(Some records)

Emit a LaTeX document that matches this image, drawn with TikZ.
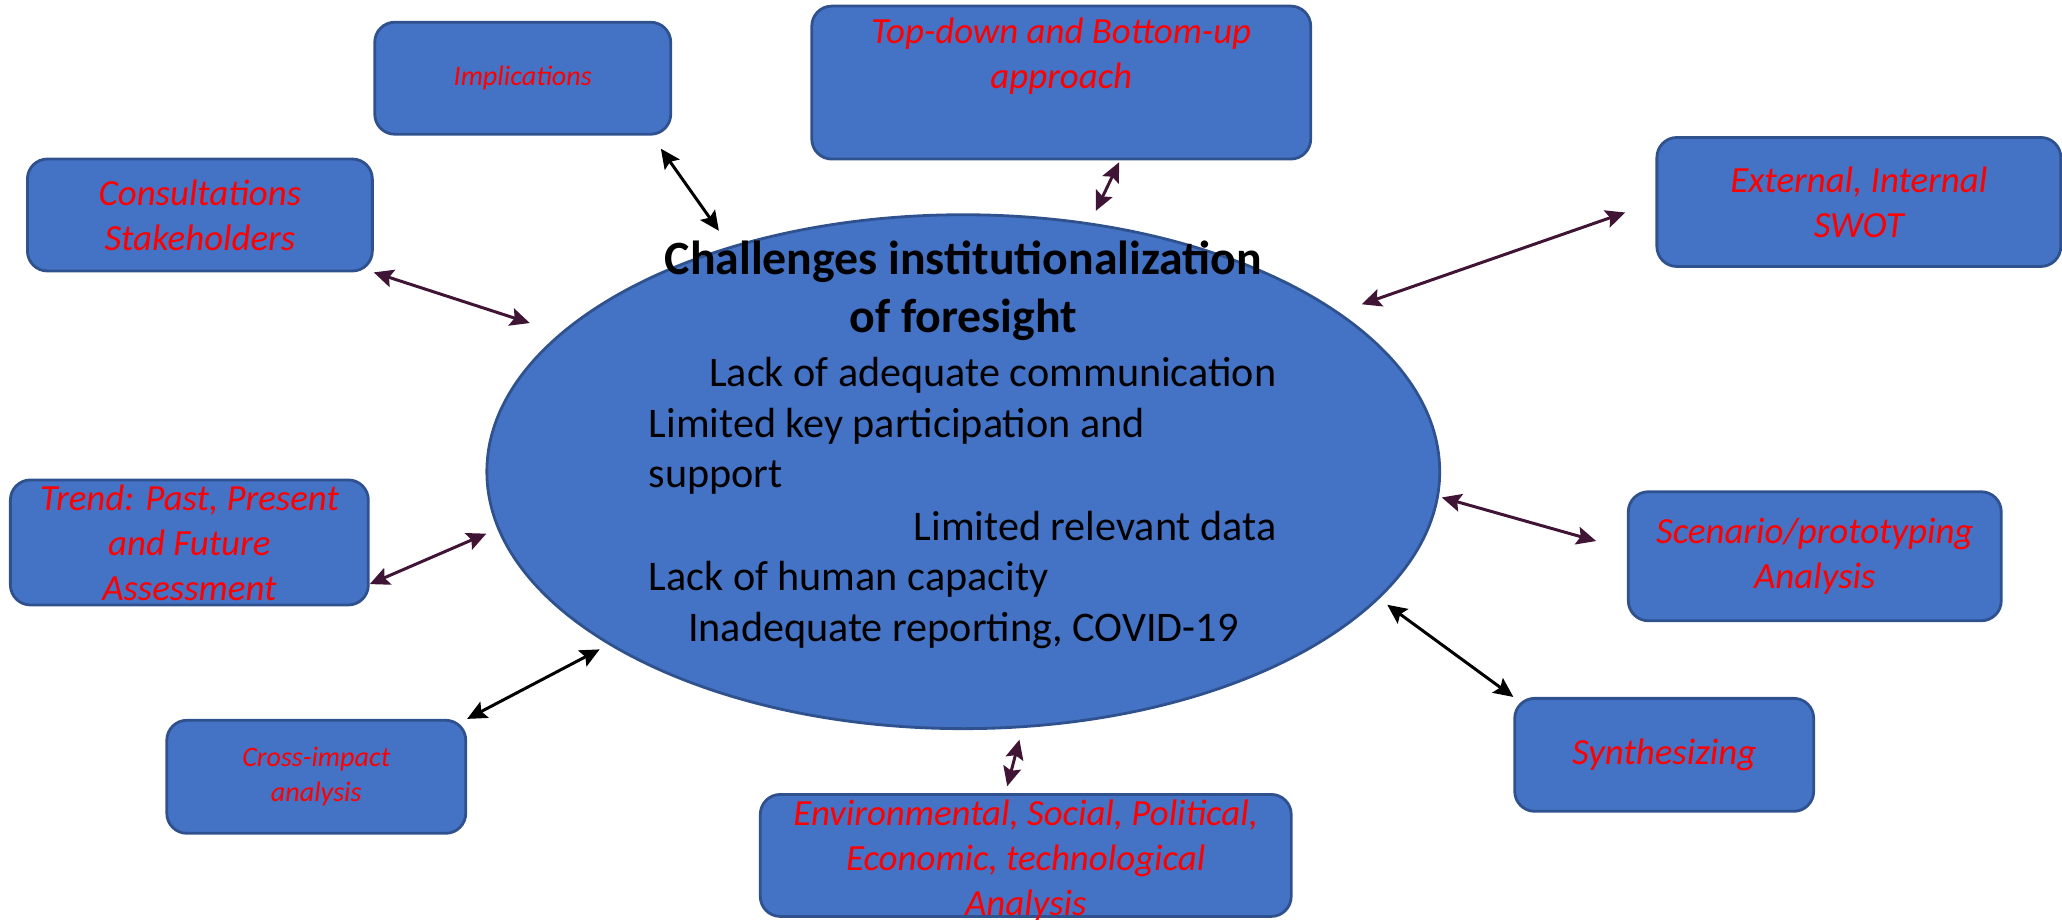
\documentclass[tikz,border=0pt]{standalone}
\usepackage{fontspec}
\setmainfont{Carlito}
\usetikzlibrary{shapes.geometric,arrows.meta,positioning}
\definecolor{boxblue}{HTML}{4472C4}
\definecolor{edgeblue}{HTML}{2F528F}
\definecolor{plum}{HTML}{3F1434}
\tikzset{%
ovalnode/.style={ellipse, draw=edgeblue, line width=0.8pt, fill=boxblue, inner sep=0pt},
roundbox/.style={rectangle, rounded corners=0.2cm, draw=edgeblue, line width=0.8pt, fill=boxblue, inner sep=0pt},
redtext/.style={text=red, font=\fontsize{10.5}{12.8}\selectfont\itshape, align=center},
smallred/.style={text=red, font=\fontsize{8}{9.8}\selectfont\itshape, align=center},
titletext/.style={font=\fontsize{13.6}{16.5}\selectfont\bfseries, inner sep=0pt},
bodytext/.style={font=\fontsize{12}{14.5}\selectfont, inner sep=0pt},
pt/.style={draw=black, line width=0.85pt, {Stealth[length=1.95mm,width=1.8mm,inset=0.35mm]}-{Stealth[length=1.95mm,width=1.8mm,inset=0.35mm]}},
ptp/.style={pt, draw=plum}
}
\begin{document}
\begin{tikzpicture}[x=0.01315cm, y=-0.01315cm]
	\useasboundingbox (0,0) rectangle (1568,699);
	% centre oval
	\node[ovalnode, minimum width=9.53cm, minimum height=5.14cm] (core) at (732.5,358.7) {};
	\node[titletext, anchor=base] (title1) at (732.5,209) {Challenges institutionalization};
	\node[titletext, anchor=base] (title2) at (732.5,253) {of foresight};
	\node[bodytext, anchor=base east] (comm) at (971,294) {Lack of adequate communication};
	\node[bodytext, anchor=base west] (part) at (492.7,333) {Limited key participation and};
	\node[bodytext, anchor=base west] (supp) at (492.7,371) {support};
	\node[bodytext, anchor=base east] (data) at (971,411) {Limited relevant data};
	\node[bodytext, anchor=base west] (human) at (492.7,449) {Lack of human capacity};
	\node[bodytext, anchor=base] (report) at (732.5,488) {Inadequate reporting, COVID-19};
	
	% boxes round it
	\node[roundbox, smallred, minimum width=2.96cm, minimum height=1.12cm] (impl) at (397.5,59.5) {Implications};
	\node[roundbox, minimum width=4.99cm, minimum height=1.53cm] (topdown) at (807,62.8) {};
	\node[redtext, yshift=0.26cm] (topdown-t) at (topdown.center) {Top-down and Bottom-up\\approach};
	\node[roundbox, redtext, minimum width=4.04cm, minimum height=1.29cm] (ext) at (1413.5,153.6) {External, Internal\\SWOT};
	\node[roundbox, redtext, minimum width=3.45cm, minimum height=1.12cm] (cons) at (152,163.5) {Consultations\\Stakeholders};
	\node[roundbox, minimum width=3.58cm, minimum height=1.25cm] (trend) at (144,412.5) {};
	\node[redtext] (trend-t) at (trend.center) {Trend: Past, Present\\and Future\\Assessment};
	\node[roundbox, smallred, minimum width=2.99cm, minimum height=1.13cm] (cross) at (240.5,590.7) {Cross-impact\\analysis};
	\node[roundbox, minimum width=5.31cm, minimum height=1.22cm] (env) at (780,650.5) {};
	\node[redtext, yshift=-0.05cm] (env-t) at (env.center) {Environmental, Social, Political,\\Economic, technological\\Analysis};
	\node[roundbox, redtext, minimum width=2.99cm, minimum height=1.13cm] (synth) at (1265.5,574) {Synthesizing};
	\node[roundbox, redtext, minimum width=3.73cm, minimum height=1.29cm] (scen) at (1380,423) {Scenario/prototyping\\Analysis};
	
	\draw[pt, shorten <=0.16cm, shorten >=0.19cm] (impl.-24) -- (core.136);
	\draw[ptp, shorten <=0.02cm, shorten >=0.13cm] (topdown.-53) -- (core.63);
	\draw[ptp, shorten <=0.32cm, shorten >=0.24cm] (ext.180) -- (core.23);
	\draw[ptp, shorten >=0.32cm] (cons.south east) -- (core.161);
	\draw[ptp, shorten >=0.12cm] (trend.-13) -- (core.187);
	\draw[pt, shorten >=0.1cm] (cross.north east) -- (core.206);
	\draw[ptp, shorten <=0.07cm, shorten >=0.12cm] (env.108) -- (core.-77);
	\draw[pt, shorten >=0.1cm] (synth.north west) -- (core.-17);
	\draw[ptp, shorten <=0.32cm, shorten >=0.03cm] (scen.178) -- (core.-3.5);
\end{tikzpicture}
\end{document}
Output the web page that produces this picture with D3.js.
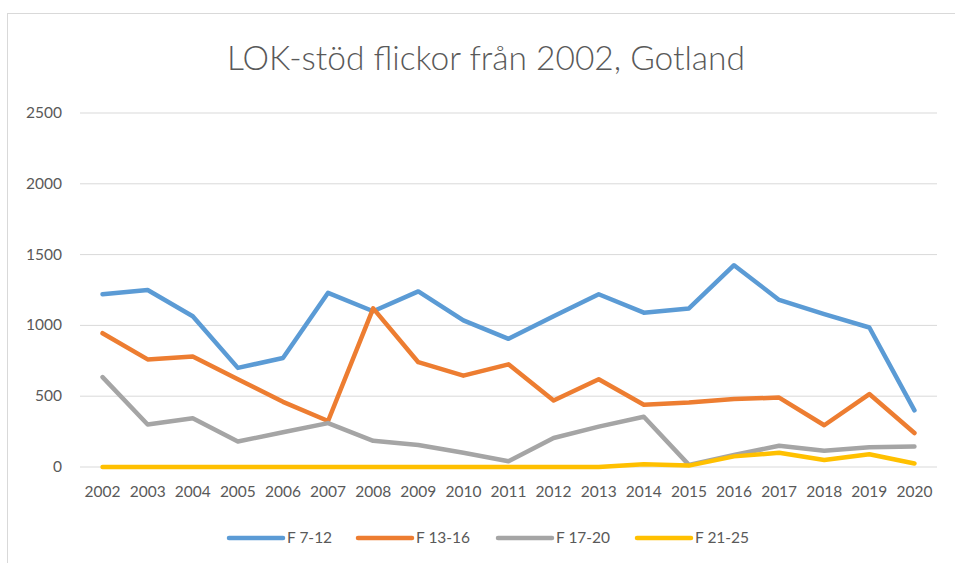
<!DOCTYPE html>
<html>
<head>
<meta charset="utf-8">
<script src="https://cdn.jsdelivr.net/npm/d3@7"></script>
<style>
  body { margin: 0; background: #fff; }
  svg { display: block; font-family: Lato, "Open Sans", sans-serif; }
</style>
</head>
<body>
<svg id="chart" width="955" height="563"></svg>
<script>
const years = ['2002','2003','2004','2005','2006','2007','2008','2009','2010','2011',
  '2012','2013','2014','2015','2016','2017','2018','2019','2020'];
const f7_12 = [1220,1250,1065,700,770,1230,1100,1240,1035,905,1065,1220,1090,1120,1425,1180,1080,985,400];
const f13_16 = [945,760,780,620,460,325,1120,740,645,725,470,620,440,455,480,490,295,515,240];
const f17_20 = [635,300,345,180,245,310,185,155,100,40,205,285,355,15,85,150,115,140,145];
const f21_25 = [0,0,0,0,0,0,0,0,0,0,0,0,20,10,75,100,50,90,25];
const yTicks = [0,500,1000,1500,2000,2500];

const series = [
  { name: 'F 7-12', values: f7_12, color: '#5B9BD5' },
  { name: 'F 13-16', values: f13_16, color: '#ED7D31' },
  { name: 'F 17-20', values: f17_20, color: '#A5A5A5' },
  { name: 'F 21-25', values: f21_25, color: '#FFC000' }
];

const svg = d3.select('#chart');
const textColor = '#595959';

// chart frame
svg.append('rect')
  .attr('x', 7.5).attr('y', 13.5)
  .attr('width', 1000).attr('height', 600)
  .attr('fill', 'none')
  .attr('stroke', '#d9d9d9');

svg.append('text')
  .attr('x', 486).attr('y', 70)
  .attr('text-anchor', 'middle')
  .attr('fill', textColor)
  .style('font-size', '33.5px')
  .style('font-weight', 300)
  .text('LOK-stöd flickor från 2002, Gotland');

const x = d3.scaleBand().domain(years).range([80, 937]);
const y = d3.scaleLinear().domain([0, 2500]).range([467, 113]);

// gridlines
svg.append('g')
  .selectAll('line')
  .data(yTicks)
  .join('line')
    .attr('x1', 80).attr('x2', 937)
    .attr('y1', d => y(d)).attr('y2', d => y(d))
    .attr('stroke', '#d9d9d9')
    .attr('stroke-width', 1);

svg.append('g')
  .selectAll('text')
  .data(yTicks)
  .join('text')
    .attr('x', 62).attr('y', d => y(d) + 5)
    .attr('text-anchor', 'end')
    .attr('fill', textColor)
    .style('font-size', '15.5px')
    .text(d => d);

svg.append('g')
  .selectAll('text')
  .data(years)
  .join('text')
    .attr('x', d => x(d) + x.bandwidth() / 2)
    .attr('y', 497)
    .attr('text-anchor', 'middle')
    .attr('fill', textColor)
    .style('font-size', '15.5px')
    .text(d => d);

const line = d3.line()
  .x((d, i) => x(years[i]) + x.bandwidth() / 2)
  .y(d => y(d));

svg.append('g')
  .selectAll('path')
  .data(series)
  .join('path')
    .attr('d', d => line(d.values))
    .attr('fill', 'none')
    .attr('stroke', d => d.color)
    .attr('stroke-width', 4.5)
    .attr('stroke-linecap', 'round')
    .attr('stroke-linejoin', 'round');

// legend
const legendX = [229, 358, 498, 637];
const legend = svg.append('g')
  .selectAll('g')
  .data(series)
  .join('g')
    .attr('transform', (d, i) => `translate(${legendX[i]},538)`);

legend.append('line')
  .attr('x1', 0).attr('x2', 54)
  .attr('stroke', d => d.color)
  .attr('stroke-width', 4.5)
  .attr('stroke-linecap', 'round');

legend.append('text')
  .attr('x', 58).attr('y', 5)
  .attr('fill', textColor)
  .style('font-size', '15.5px')
  .text(d => d.name);
</script>
</body>
</html>
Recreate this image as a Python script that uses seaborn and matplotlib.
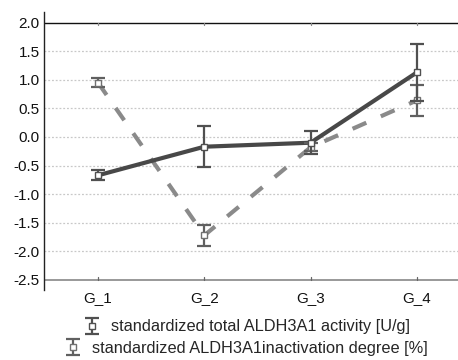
import numpy as np
import pandas as pd
import matplotlib
matplotlib.use("Agg")
import matplotlib.pyplot as plt
import seaborn as sns

groups = ["G_1", "G_2", "G_3", "G_4"]
activity = [-0.67, -0.17, -0.10, 1.13]
activity_err = [0.09, 0.36, 0.20, 0.50]
inactivation = [0.95, -1.72, -0.18, 0.64]
inactivation_err = [0.08, 0.18, 0.07, 0.27]
yticks = [2.0, 1.5, 1.0, 0.5, 0.0, -0.5, -1.0, -1.5, -2.0, -2.5]
labels = ["standardized total ALDH3A1 activity [U/g]",
          "standardized ALDH3A1inactivation degree [%]"]

sns.set_theme(style="white")
plt.rcParams['font.family'] = ['Liberation Sans', 'DejaVu Sans']

fig = plt.figure(figsize=(4.58, 3.6), dpi=100)
ax = fig.add_axes([44/458, 70/360, 1 - 44/458, (290-12)/360])

xpos = np.arange(len(groups))
df = pd.DataFrame({"x": np.concatenate([xpos, xpos]),
                   "y": activity + inactivation,
                   "s": [labels[0]]*4 + [labels[1]]*4})

for ylev in yticks[1:-1]:
    ax.axhline(ylev, color="#c8c8c8", lw=0.9, ls=(0, (1.5, 1.5)), zorder=0)
ax.axhline(2.0, color="#111111", lw=1.0, zorder=1)
ax.axhline(-2.5, color="#888888", lw=1.2, zorder=1)

sns.lineplot(data=df[df.s == labels[0]], x="x", y="y", ax=ax, color="#484848",
             lw=3.0, legend=False, zorder=3)
sns.lineplot(data=df[df.s == labels[1]], x="x", y="y", ax=ax, color="#8a8a8a",
             lw=3.0, legend=False, zorder=2)
ax.lines[-1].set_dashes((3.6, 3.8))

h1 = ax.errorbar(xpos, activity, yerr=activity_err, fmt='s', color="#505050",
                 mfc="white", mec="#505050", ms=4, capsize=5, elinewidth=1.6,
                 capthick=1.6, zorder=5)
h2 = ax.errorbar(xpos, inactivation, yerr=inactivation_err, fmt='s', color="#606060",
                 mfc="white", mec="#707070", ms=4, capsize=5, elinewidth=1.6,
                 capthick=1.6, zorder=4)

ax.set_xlim(-0.508, 3.386)
ax.set_ylim(-2.675, 2.185)
ax.set_xticks(xpos)
ax.set_xticklabels(groups, fontsize=11)
ax.set_yticks(yticks)
ax.set_yticklabels([f"{v:.1f}" for v in yticks], fontsize=11)
ax.set_xlabel("")
ax.set_ylabel("")
for s in ["top", "right", "bottom"]:
    ax.spines[s].set_visible(False)
ax.spines["left"].set_color("#222222")
ax.spines["left"].set_linewidth(1.0)
ax.tick_params(axis="y", length=0, pad=3, colors="#111111")
ax.tick_params(axis="x", length=0, pad=1, colors="#111111")
for xp in xpos:
    ax.plot([xp, xp], [-2.5, -2.44], color="#666666", lw=0.9, zorder=1)
    ax.plot([xp, xp], [2.0, 1.96], color="#888888", lw=0.9, zorder=1)

leg1 = fig.legend([h1], [labels[0]], loc="center", bbox_to_anchor=(247/458, 1 - 327/360),
                  frameon=False, fontsize=11.8, handlelength=0.9, handletextpad=0.7,
                  borderaxespad=0, borderpad=0)
leg2 = fig.legend([h2], [labels[1]], loc="center", bbox_to_anchor=(247/458, 1 - 348/360),
                  frameon=False, fontsize=11.8, handlelength=0.9, handletextpad=0.7,
                  borderaxespad=0, borderpad=0)

fig.savefig("out.png", dpi=100)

» **STATED PROBLEM**:
Starting at the line containing "Output the web" and ending at the line containing "const y = d3.scaleLinear().domain([0, 2500]).range([467, 113]);", copy those lines exactly, both included, and nothing more. Leave out any picture.

» **RESULT**:
Output the web page that produces this picture with D3.js.
<!DOCTYPE html>
<html>
<head>
<meta charset="utf-8">
<script src="https://cdn.jsdelivr.net/npm/d3@7"></script>
<style>
  body { margin: 0; background: #fff; }
  svg { display: block; font-family: Lato, "Open Sans", sans-serif; }
</style>
</head>
<body>
<svg id="chart" width="955" height="563"></svg>
<script>
const years = ['2002','2003','2004','2005','2006','2007','2008','2009','2010','2011',
  '2012','2013','2014','2015','2016','2017','2018','2019','2020'];
const f7_12 = [1220,1250,1065,700,770,1230,1100,1240,1035,905,1065,1220,1090,1120,1425,1180,1080,985,400];
const f13_16 = [945,760,780,620,460,325,1120,740,645,725,470,620,440,455,480,490,295,515,240];
const f17_20 = [635,300,345,180,245,310,185,155,100,40,205,285,355,15,85,150,115,140,145];
const f21_25 = [0,0,0,0,0,0,0,0,0,0,0,0,20,10,75,100,50,90,25];
const yTicks = [0,500,1000,1500,2000,2500];

const series = [
  { name: 'F 7-12', values: f7_12, color: '#5B9BD5' },
  { name: 'F 13-16', values: f13_16, color: '#ED7D31' },
  { name: 'F 17-20', values: f17_20, color: '#A5A5A5' },
  { name: 'F 21-25', values: f21_25, color: '#FFC000' }
];

const svg = d3.select('#chart');
const textColor = '#595959';

// chart frame
svg.append('rect')
  .attr('x', 7.5).attr('y', 13.5)
  .attr('width', 1000).attr('height', 600)
  .attr('fill', 'none')
  .attr('stroke', '#d9d9d9');

svg.append('text')
  .attr('x', 486).attr('y', 70)
  .attr('text-anchor', 'middle')
  .attr('fill', textColor)
  .style('font-size', '33.5px')
  .style('font-weight', 300)
  .text('LOK-stöd flickor från 2002, Gotland');

const x = d3.scaleBand().domain(years).range([80, 937]);
const y = d3.scaleLinear().domain([0, 2500]).range([467, 113]);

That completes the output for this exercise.